The searing pictures trotted out every February also cast the tactics of the movement in two simplistic ways: violence versus non-violence. That too does the movement and its participants a great injustice, for it trivializes their courage, determination and stubborn resolve to have what was rightfully theirs, what Robert Moses, a member of the Student Non-Violent Coordinating Committee, calls “constitutional personhood.” It also gave whites an easy out; plighting their troth with blacks engaged in non-violent direct action allowed millions of white Americans to convince themselves that they weren’t racist because they weren’t the ones beating up Freedom Riders or assaulting students sitting at lunch counters.
In This Non-Violent Stuff’ll Get You Killed, Charles Cobb asks if non-violent direct action and armed self-defense could coexist. Spoiler alert: it can and it did. According to Cobb, “Black life in America has always meant struggle to protect and secure black life in America. That struggle has never centered on the question of nonviolence versus violence.” There was no clear line of demarcation between non-violent direct action and armed self defense. Cobb reminds us that in the rural south, it was not unusual for blacks to have firearms if for no other reason than to put food on their tables. Whites knew and accepted this. They also knew that in virtually every community there was at least one “crazy nigger” who had no qualms about shooting a white person in order to protect lives and property. Indeed, Cobb says that the black, rural south may be where “stand your ground” originated.

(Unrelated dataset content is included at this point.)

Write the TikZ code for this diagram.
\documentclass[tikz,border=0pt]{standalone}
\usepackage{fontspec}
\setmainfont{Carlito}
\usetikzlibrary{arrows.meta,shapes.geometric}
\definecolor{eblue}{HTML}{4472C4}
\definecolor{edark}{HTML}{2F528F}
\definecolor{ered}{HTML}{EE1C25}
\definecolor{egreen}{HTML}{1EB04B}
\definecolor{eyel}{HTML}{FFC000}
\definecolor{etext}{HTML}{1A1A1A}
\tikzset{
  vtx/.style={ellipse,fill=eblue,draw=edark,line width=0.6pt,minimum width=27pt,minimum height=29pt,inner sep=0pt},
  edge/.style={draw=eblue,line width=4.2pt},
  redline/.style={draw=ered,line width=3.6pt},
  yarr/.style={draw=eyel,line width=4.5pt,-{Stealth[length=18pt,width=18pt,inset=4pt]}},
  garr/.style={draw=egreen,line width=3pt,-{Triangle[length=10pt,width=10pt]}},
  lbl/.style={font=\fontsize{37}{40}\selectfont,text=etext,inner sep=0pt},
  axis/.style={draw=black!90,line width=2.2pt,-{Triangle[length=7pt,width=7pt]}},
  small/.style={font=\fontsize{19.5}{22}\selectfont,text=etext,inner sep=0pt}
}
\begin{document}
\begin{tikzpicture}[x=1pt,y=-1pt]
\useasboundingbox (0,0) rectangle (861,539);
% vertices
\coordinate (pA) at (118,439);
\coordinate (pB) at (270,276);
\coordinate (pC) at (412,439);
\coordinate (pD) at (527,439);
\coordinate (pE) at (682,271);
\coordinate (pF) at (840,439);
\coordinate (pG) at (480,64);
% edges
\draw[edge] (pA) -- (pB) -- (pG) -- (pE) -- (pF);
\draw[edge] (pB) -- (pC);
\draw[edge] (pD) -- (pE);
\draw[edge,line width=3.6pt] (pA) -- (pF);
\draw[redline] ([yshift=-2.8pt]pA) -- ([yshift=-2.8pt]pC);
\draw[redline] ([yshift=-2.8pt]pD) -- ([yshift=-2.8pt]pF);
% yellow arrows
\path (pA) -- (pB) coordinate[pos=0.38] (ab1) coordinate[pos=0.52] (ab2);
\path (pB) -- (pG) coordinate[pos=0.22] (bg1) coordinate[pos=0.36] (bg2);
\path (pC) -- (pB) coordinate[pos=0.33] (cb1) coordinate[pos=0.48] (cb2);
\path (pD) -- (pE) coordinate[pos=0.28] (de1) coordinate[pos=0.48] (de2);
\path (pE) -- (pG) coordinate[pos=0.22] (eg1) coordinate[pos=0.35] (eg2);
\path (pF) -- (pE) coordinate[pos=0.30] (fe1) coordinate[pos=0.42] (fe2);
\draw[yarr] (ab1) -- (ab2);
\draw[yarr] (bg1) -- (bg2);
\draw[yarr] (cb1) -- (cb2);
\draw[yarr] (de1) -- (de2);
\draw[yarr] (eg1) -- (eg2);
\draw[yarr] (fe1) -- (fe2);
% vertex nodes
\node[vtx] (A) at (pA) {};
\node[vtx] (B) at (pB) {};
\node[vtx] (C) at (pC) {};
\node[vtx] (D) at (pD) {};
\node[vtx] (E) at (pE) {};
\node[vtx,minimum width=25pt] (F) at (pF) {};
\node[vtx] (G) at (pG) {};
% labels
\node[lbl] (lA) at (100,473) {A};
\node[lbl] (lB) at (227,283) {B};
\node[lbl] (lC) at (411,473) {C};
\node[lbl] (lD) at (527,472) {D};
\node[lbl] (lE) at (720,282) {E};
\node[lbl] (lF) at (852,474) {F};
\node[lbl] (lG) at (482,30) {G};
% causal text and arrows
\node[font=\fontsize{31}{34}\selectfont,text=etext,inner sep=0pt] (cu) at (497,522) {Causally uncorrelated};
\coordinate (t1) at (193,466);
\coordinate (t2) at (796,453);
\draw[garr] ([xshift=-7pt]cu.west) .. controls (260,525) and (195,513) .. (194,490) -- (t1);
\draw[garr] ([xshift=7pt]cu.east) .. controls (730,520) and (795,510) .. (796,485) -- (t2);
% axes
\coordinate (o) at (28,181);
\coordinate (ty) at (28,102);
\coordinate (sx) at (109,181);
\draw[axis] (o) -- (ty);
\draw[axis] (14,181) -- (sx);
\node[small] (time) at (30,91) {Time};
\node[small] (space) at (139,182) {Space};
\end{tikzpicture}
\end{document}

Blacks, armed or not, also knew that to stake their freedom on armed insurrection was dangerous and unrealistic. They were vastly outnumbered and many, many whites would kill a black person without the slightest compunction. Parts of the black community, however, did not think that it would be amiss to protect themselves and the brave people who were assisting them in winning their freedom. They knew that the threat or practice of retaliatory violence was something to be used judiciously.

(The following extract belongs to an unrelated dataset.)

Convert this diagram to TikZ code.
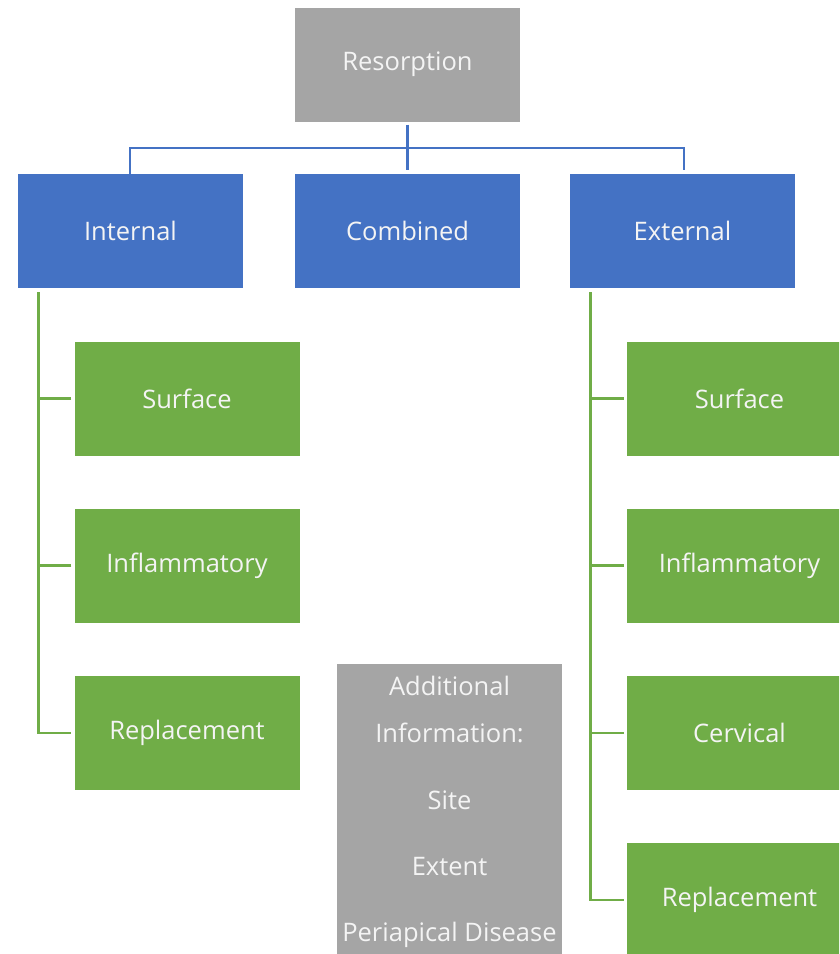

Cobb has done a fine job of telling the mid-twentieth century freedom story from the grass roots. He gives long overdue credit to the thousands of black men who returned from both world wars armed and determined to take their rightful places in American society. Even in the Jim Crow military, many of these men got their first taste of freedom, and they came back home eager to exercise it in their own country. Those fearless veterans often formed the backbone of armed black resistance.
Likewise Cobb doesn’t dismiss the difficulty members of civil rights organizations such as the Student Non-Violent Coordinating Committee SNCC) and the Congress on Racial Equality (CORE) had with accepting armed self-defense when they swore an oath to be non-violent. For some freedom fighters, just knowing that the people in these oppressed communities were trusting them with their lives allowed them to reconcile themselves to armed self-defense.
This Nonviolent Stuff’ll Get You Killed shows us a little known aspect of the southern freedom movement, and it does so through the eyes of the millions of nameless, faceless black people who knew that a change was gonna come. Although at times repetitive, Cobb has written a splendid book that does a great job of showing that armed resistance and non-violent direction action are not mutually exclusive.